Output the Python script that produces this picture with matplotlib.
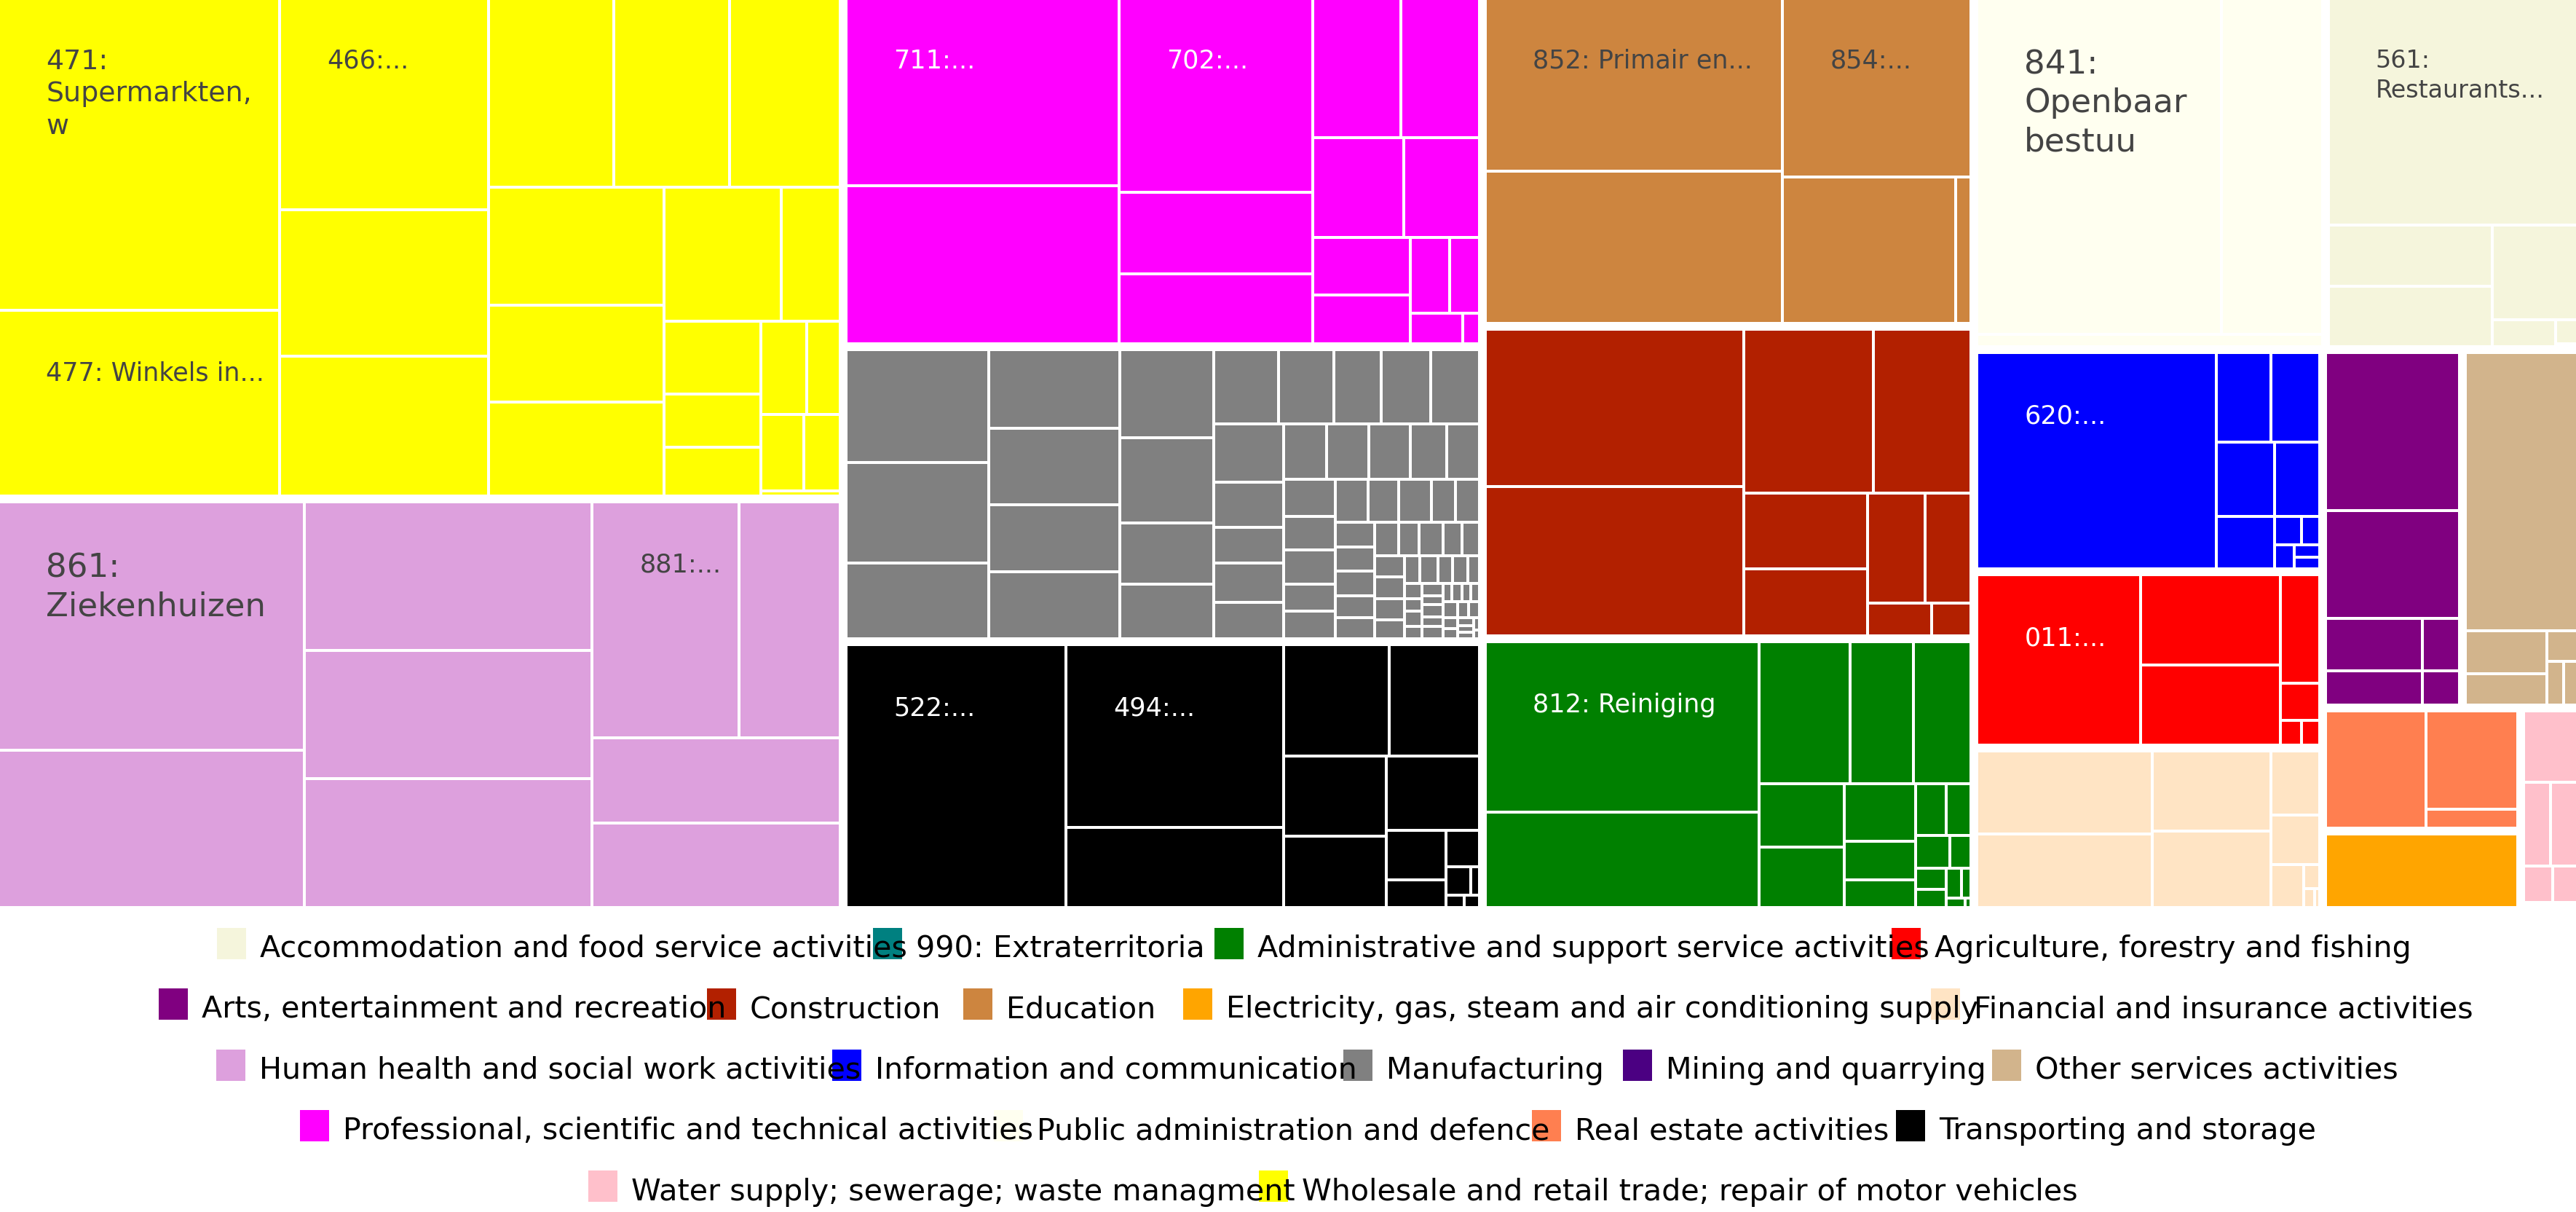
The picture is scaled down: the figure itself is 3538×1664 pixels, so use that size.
import matplotlib
matplotlib.use("Agg")
import matplotlib.pyplot as plt
from matplotlib.patches import Rectangle

# ------------------------------------------------------------------ data
# child values per sector (in display order of the original treemap)
wholesale = [168.7, 100.1, 85.1, 58.6, 56.0, 45.6, 42.2, 40.1, 39.8, 32.6, 31.6,
             30.3, 15.2, 13.6, 9.8, 9.1, 8.2, 6.0, 6.3, 5.3, 0.7]
health = [146.5, 92.7, 82.4, 71.3, 71.3, 66.9, 46.1, 40.5, 40.5]
professional = [99.4, 83.5, 72.8, 30.7, 26.2, 23.8, 21.3, 17.6, 14.6, 10.8, 9.2,
                5.8, 4.4, 3.1, 1.0]
manufacturing = [31.24, 27.86, 21.09, 20.03, 19.30, 17.01, 16.99, 16.15, 15.58,
                 11.11, 10.03, 9.4, 8.02, 6.8, 7.17, 7.12, 7.9, 6.17, 4.92, 5.35,
                 4.96, 4.57, 4.50, 4.48, 3.88, 3.56, 3.67, 3.38, 3.38, 2.75, 2.74,
                 2.74, 2.50, 2.74, 1.99, 2.01, 1.86, 1.85, 1.85, 1.62, 1.62, 1.58,
                 1.35, 1.57, 1.19, 1.17, 1.25, 1.25, 1.25, 1.09, 0.80, 0.97, 0.79,
                 0.80, 0.63, 0.55, 0.42, 0.54, 0.43, 0.51, 0.36, 0.50, 0.38, 0.50,
                 0.32, 0.34, 0.32, 0.32, 0.45, 0.35, 0.35, 0.30, 0.30, 0.25, 0.20,
                 0.20, 0.15, 0.10]
transport = [112.6, 77.2, 33.9, 22.9, 19.7, 16.0, 14.2, 13.5, 5.8, 3.2, 2.4, 1.36,
             0.49, 0.44, 0.37]
education = [99.9, 87.9, 65.6, 49.1, 4.35]
construction = [79.3, 74.7, 41.4, 31.1, 18.4, 16.0, 12.3, 9.8, 4.1, 2.5]
administrative = [90.9, 51.1, 25.2, 17.6, 15.95, 10.6, 10.0, 8.0, 5.45, 3.8, 3.1,
                  2.5, 2.2, 1.4, 1.25, 1.1, 0.9, 0.56, 0.34, 0.11]
public_admin = [160.5, 66.2, 8.3]
accommodation = [111.3, 19.55, 19.55, 15.7, 3.4, 1.04, 0.13]
information = [101.9, 9.63, 8.6, 8.49, 6.68, 6.03, 1.55, 1.04, 0.93, 0.63, 0.6]
agriculture = [55.2, 24.9, 22.2, 8.54, 2.92, 1.05, 0.9]
financial = [29.0, 25.8, 18.9, 18.0, 6.31, 4.79, 2.85, 0.78, 0.38, 0.21]
arts = [42.2, 28.8, 10.1, 6.6, 3.8, 2.5]
other_services = [63.0, 7.1, 5.18, 1.9, 1.48, 1.19]
real_estate = [24.1, 18.36, 3.5]
electricity = [29.5]
water = [8.38, 4.88, 4.88, 2.32, 1.94]
mining = [0.3]
extraterritorial = [0.24]

sector_names = [
    "Accommodation and food service activities", "990: Extraterritoria",
    "Administrative and support service activities", "Agriculture, forestry and fishing",
    "Arts, entertainment and recreation", "Construction", "Education",
    "Electricity, gas, steam and air conditioning supply",
    "Financial and insurance activities", "Human health and social work activities",
    "Information and communication", "Manufacturing", "Mining and quarrying",
    "Other services activities", "Professional, scientific and technical activities",
    "Public administration and defence", "Real estate activities",
    "Transporting and storage", "Water supply; sewerage; waste managment",
    "Wholesale and retail trade; repair of motor vehicles",
]
sector_children = [
    accommodation, extraterritorial, administrative, agriculture, arts, construction,
    education, electricity, financial, health, information, manufacturing, mining,
    other_services, professional, public_admin, real_estate, transport, water, wholesale,
]
sector_colors = [
    "#F5F5DC", "#008080", "#008000", "#FF0000", "#800080", "#B22000", "#CD853F",
    "#FFA500", "#FFE4C4", "#DDA0DD", "#0000FF", "#808080", "#4B0082", "#D2B48C",
    "#FF00FF", "#FFFFF0", "#FF7F50", "#000000", "#FFC0CB", "#FFFF00",
]

# labelled cells: (sector index, child index, text)
cell_labels = [
    (19, 0, "471:\nSupermarkten,\nw"), (19, 1, "477: Winkels in..."), (19, 2, "466:..."),
    (9, 0, "861:\nZiekenhuizen"), (9, 5, "881:..."),
    (14, 0, "711:..."), (14, 2, "702:..."),
    (17, 0, "522:..."), (17, 1, "494:..."),
    (6, 0, "852: Primair en..."), (6, 2, "854:..."),
    (2, 0, "812: Reiniging"),
    (15, 0, "841:\nOpenbaar\nbestuu"),
    (0, 0, "561:\nRestaurants..."),
    (10, 0, "620:..."), (3, 0, "011:..."),
]
legend_row_sizes = [4, 5, 5, 4, 2]

# ------------------------------------------------------------------ style
W, H = 3538, 1665
TREE_H = 1245
PAD_TOP, PAD_LEAF = 6, 2
label_font = {(19, 0): 27.3, (9, 0): 32.5, (15, 0): 32.5, (0, 0): 24.0}
default_label_font = 25.2
dark_text = "#444444"
light_bg = {0, 6, 9, 15, 19}
LEG_FS = 29.7

PHI = (1 + 5 ** 0.5) / 2


def squarify(values, x0, y0, x1, y1, ratio=PHI):
    n = len(values)
    rects = [None] * n
    value = float(sum(values))
    i0 = i1 = 0
    while i0 < n:
        dx, dy = max(x1 - x0, 1e-9), max(y1 - y0, 1e-9)
        sum_v = values[i1]
        i1 += 1
        min_v = max_v = sum_v
        alpha = max(dy / dx, dx / dy) / (value * ratio)
        beta = sum_v * sum_v * alpha
        min_ratio = max(max_v / beta, beta / min_v)
        while i1 < n:
            nv = values[i1]
            s = sum_v + nv
            mn, mx = min(min_v, nv), max(max_v, nv)
            beta = s * s * alpha
            new_ratio = max(mx / beta, beta / mn)
            if new_ratio > min_ratio:
                break
            sum_v, min_v, max_v, min_ratio = s, mn, mx, new_ratio
            i1 += 1
        if dx < dy:
            ny = y0 + dy * sum_v / value
            k = dx / sum_v
            xx = x0
            for j in range(i0, i1):
                rects[j] = (xx, y0, xx + values[j] * k, ny)
                xx += values[j] * k
            y0 = ny
        else:
            nx = x0 + dx * sum_v / value
            k = dy / sum_v
            yy = y0
            for j in range(i0, i1):
                rects[j] = (x0, yy, nx, yy + values[j] * k)
                yy += values[j] * k
            x0 = nx
        value -= sum_v
        i0 = i1
    return rects


def position(values, x0, y0, x1, y1, pad):
    out = []
    for a, b, c, d in squarify(values, x0 - pad, y0 - pad, x1 + pad, y1 + pad):
        a, b, c, d = a + pad, b + pad, c - pad, d - pad
        if c < a:
            a = c = (a + c) / 2
        if d < b:
            b = d = (b + d) / 2
        out.append((a, b, c, d))
    return out


fig = plt.figure(figsize=(W / 100, H / 100), dpi=100)
ax = fig.add_axes([0, 0, 1, 1])
ax.set_xlim(0, W)
ax.set_ylim(H, 0)
ax.axis("off")
plt.rcParams["font.family"] = ["DejaVu Sans"]

totals = [sum(c) for c in sector_children]
order = sorted(range(len(totals)), key=lambda i: -totals[i])
top_rects = position([totals[i] for i in order], 0, 0, W, TREE_H, PAD_TOP)

leaf_rects = {}
for idx, rect in zip(order, top_rects):
    leaves = position(sector_children[idx], *rect, PAD_LEAF)
    leaf_rects[idx] = leaves
    for a, b, c, d in leaves:
        if c - a > 0.3 and d - b > 0.3:
            ax.add_patch(Rectangle((a, b), c - a, d - b, facecolor=sector_colors[idx],
                                   edgecolor="none", linewidth=0))

for s, ci, txt in cell_labels:
    a, b, c, d = leaf_rects[s][ci]
    ax.text(a + 63, b + 67, txt, fontsize=label_font.get((s, ci), default_label_font),
            color=dark_text if s in light_bg else "white", ha="left", va="top",
            linespacing=1.3)

# ------------------------------------------------------------------ legend
renderer = fig.canvas.get_renderer()
pos = 0
for r, nrow in enumerate(legend_row_sizes):
    idxs = list(range(pos, pos + nrow))
    pos += nrow
    cy = 1296 + r * 83.5
    texts, spans = [], []
    for i in idxs:
        t = ax.text(0, cy + 18, sector_names[i], fontsize=LEG_FS, color="black",
                    ha="left", va="baseline", zorder=3)
        tw = t.get_window_extent(renderer).width
        texts.append(t)
        spans.append(122 + 0.876 * tw)
    x = (W - sum(spans)) / 2 + 27
    for i, t, sp in zip(idxs, texts, spans):
        ax.add_patch(Rectangle((x, cy - 21.5), 40, 43, facecolor=sector_colors[i],
                               edgecolor="none", zorder=2))
        t.set_x(x + 59)
        x += sp

fig.savefig("out.png", dpi=100)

● ● ● ● ●

#### Short exercise
Extract exactly the run of lines beginning at the line with "The picture is" and ending at the line with "from matplotlib.patches import Rectangle", including both ends and nothing beyond them.

#### Solution to the problem
The picture is scaled down: the figure itself is 3538×1664 pixels, so use that size.
import matplotlib
matplotlib.use("Agg")
import matplotlib.pyplot as plt
from matplotlib.patches import Rectangle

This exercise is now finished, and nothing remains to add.